Home > memories, reflection, submission > On service, ownership, and the weekend

On service, ownership, and the weekend

Since TESfest ended this past Monday, I’ve travelled to Chicago and am staying until tomorrow morning.  The stress of travel and planning and all the unknowns inherent to driving cross-country with two almost-strangers drove TESfest to the back of my mind, though it did simmer under the lid of my consciousness.  On the one hand, this helped delay and reduce the inevitable drop that is to come after a 4-day period of constant stimulus and endorphins.  I even had a minor drop halfway through, on Saturday night, probably a product of the endorphins, exhaustion, sleep deprivation, and overwhelmedness (is that a word?) I was feeling.
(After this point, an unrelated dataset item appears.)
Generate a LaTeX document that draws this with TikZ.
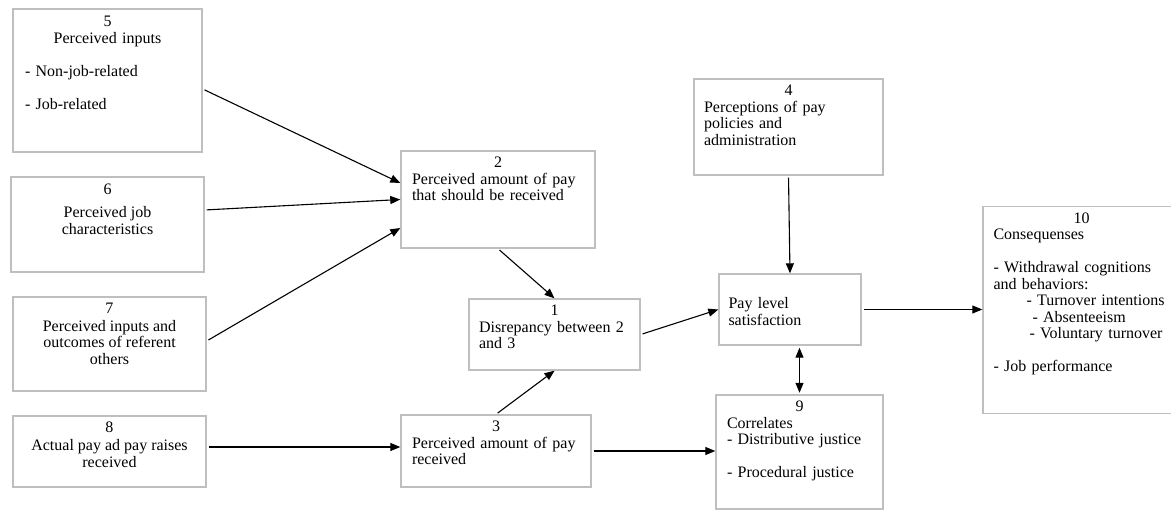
\documentclass[tikz,border=0pt]{standalone}
\usepackage{fontspec}
\setmainfont{Liberation Serif}
\usetikzlibrary{arrows.meta}
\newcommand{\centred}[1]{\hfill#1\hfill\null}

\begin{document}
\begin{tikzpicture}[x=1pt,y=-1pt,font=\fontsize{16}{16.5}\selectfont,
>={Triangle[length=10pt,width=8pt]},
box/.style={draw=black!25,line width=1.4pt,inner sep=0pt},
txt/.style={inner sep=0pt,align=left},
arr/.style={->,line width=1.1pt,shorten <=2pt}]
\useasboundingbox (0,0) rectangle (1171,511);
\node[box,minimum width=189pt,minimum height=143pt] (b5) at (107.5,80.5) {};
\node[box,minimum width=193pt,minimum height=95pt] (b6) at (107.5,224.5) {};
\node[box,minimum width=193pt,minimum height=94pt] (b7) at (109.5,344) {};
\node[box,minimum width=193pt,minimum height=71pt] (b8) at (109.5,451.5) {};
\node[box,minimum width=194pt,minimum height=97pt] (b2) at (498,199.5) {};
\node[box,minimum width=171pt,minimum height=71pt] (b1) at (554.5,334.5) {};
\node[box,minimum width=190pt,minimum height=72pt] (b3) at (496,451) {};
\node[box,minimum width=189pt,minimum height=96pt] (b4) at (788.5,127) {};
\node[box,minimum width=142pt,minimum height=71pt] (pay) at (790,309.5) {};
\node[box,minimum width=167pt,minimum height=114pt] (b9) at (799.5,452) {};
\node[box,minimum width=194pt,minimum height=207pt] (b10) at (1080,310) {};
\node[txt,anchor=north,text width=165pt] (t5) at ([yshift=-8pt]b5.north) {\centred{5}\\\centred{Perceived inputs}\\[16.5pt]- Non-job-related\\[16.5pt]- Job-related};
\node[txt,anchor=north,align=center] (t6) at ([yshift=-7.5pt]b6.north) {6\\[6.5pt]Perceived job\\characteristics};
\node[txt,anchor=north,align=center] (t7) at ([yshift=-6.5pt]b7.north) {7\\[1.5pt]Perceived inputs and\\outcomes of referent\\others};
\node[txt,anchor=north,align=center] (t8) at ([yshift=-6.5pt]b8.north) {8\\[1.5pt]Actual pay ad pay raises\\received};
\node[txt,anchor=north,text width=172pt] (t2) at ([yshift=-6.5pt]b2.north) {\centred{2}\\Perceived amount of pay\\that should be received};
\node[txt,anchor=north,text width=151pt] (t1) at ([yshift=-6.5pt]b1.north) {\centred{1}\\Disrepancy between 2\\and 3};
\node[txt,anchor=north,text width=168pt] (t3) at ([yshift=-6.5pt]b3.north) {\centred{3}\\Perceived amount of pay\\received};
\node[txt,anchor=north,text width=169pt] (t4) at ([yshift=-6.5pt]b4.north) {\centred{4}\\Perceptions of pay\\policies and\\administration};
\node[txt,anchor=north west,text width=122pt] (tpay) at ([xshift=10pt,yshift=-24pt]pay.north west) {Pay level\\satisfaction};
\node[txt,anchor=north,text width=145pt] (t9) at ([yshift=-6.5pt]b9.north) {\centred{9}\\Correlates\\- Distributive justice\\[16.5pt]- Procedural justice};
\node[txt,anchor=north west,text width=176pt] (t10) at ([xshift=11pt,yshift=-6.5pt]b10.north west) {\centred{10}\\Consequenses\\[16.5pt]- Withdrawal cognitions\\and behaviors:\\\hspace*{33pt}- Turnover intentions\\\hspace*{39pt}- Absenteeism\\\hspace*{36pt}- Voluntary turnover\\[16.5pt]- Job performance};
\draw[arr] ([yshift=-8.5pt]b5.east) -- ([yshift=16.5pt]b2.west); \draw[arr] ([yshift=14.5pt]b6.east) -- (b2.west); \draw[arr] ([yshift=3pt]b7.east) -- ([yshift=-28.5pt]b2.west);
\draw[arr] ([yshift=4.5pt]b8.east) -- ([yshift=4.5pt]b8.east -| b3.west); \draw[arr] (b2.south) -- (b1.north); \draw[arr] (b3.north) -- (b1.south);
\draw[arr] (b1.east) -- (pay.west); \draw[arr] (b3.east) -- (b3.east -| b9.west); \draw[arr] (b4.south) -- (pay.north);
\draw[arr] (pay.east) -- (pay.east -| b10.west); \draw[arr,<->,shorten >=1.5pt] (b9.north |- pay.south) -- (b9.north);
\end{tikzpicture}
\end{document}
On the other hand, I have not had as much time to reflect on my experience and the consequences of that experience.  This is the first time we’re staying more than one night at a city, so I have a little more time to digest the weekend.

Since Monday morning when I left the hotel, the one strongest emotion that has stayed with me, and which continues to pull consistently at my ribcage (I refuse, absolutely refuse, to say heart) is a longing to be owned.  It was almost painful for me to see so many submissives confidently and proudly owned by someone, whether it be their Sir, Master, Daddy, Mommy, Mistress…or whatever title worked for their relationship.  It was a sharp reminder of the one relationship I have had where I belonged to another.  Slave was the word we used, but that isn’t really important.  I was owned, and I was whole.

Of course, since then I have wrestled with my former Master’s deceit and all of the self-doubts and issues that came with it.  I couldn’t even consider entering into a similar relationship again, and questioned its effects on my health and well-being.  But in all honesty, it could have been much, much worse.  Rather than let what happened close me up and become completely mistrustful, I have instead opened up much of my personal life to those close to me, and have found that to be a much more fulfilling existence.  I no longer feel it necessary to hide what has become an increasingly significant part of my life.

Hell, I co-taught a bondage workshop at my conservative-leaning alma mater three months ago!

So it is getting to the point, especially now having experienced TESfest, where I am developing an interest in power exchange and service-oriented relationships again.  And while I may still be hesitant to jump into one, the desire to open that possibility up is becoming more powerful.  I was able to experience a taste of both over the long weekend.  It can’t be helped: I love serving, and I love giving power over to another.  I need an outlet for both.

And then I find myself wondering if, after all, the word “Sir” will once again pass my lips.  The mere thought makes me weak, afraid, elated, nauseous, and hopeful.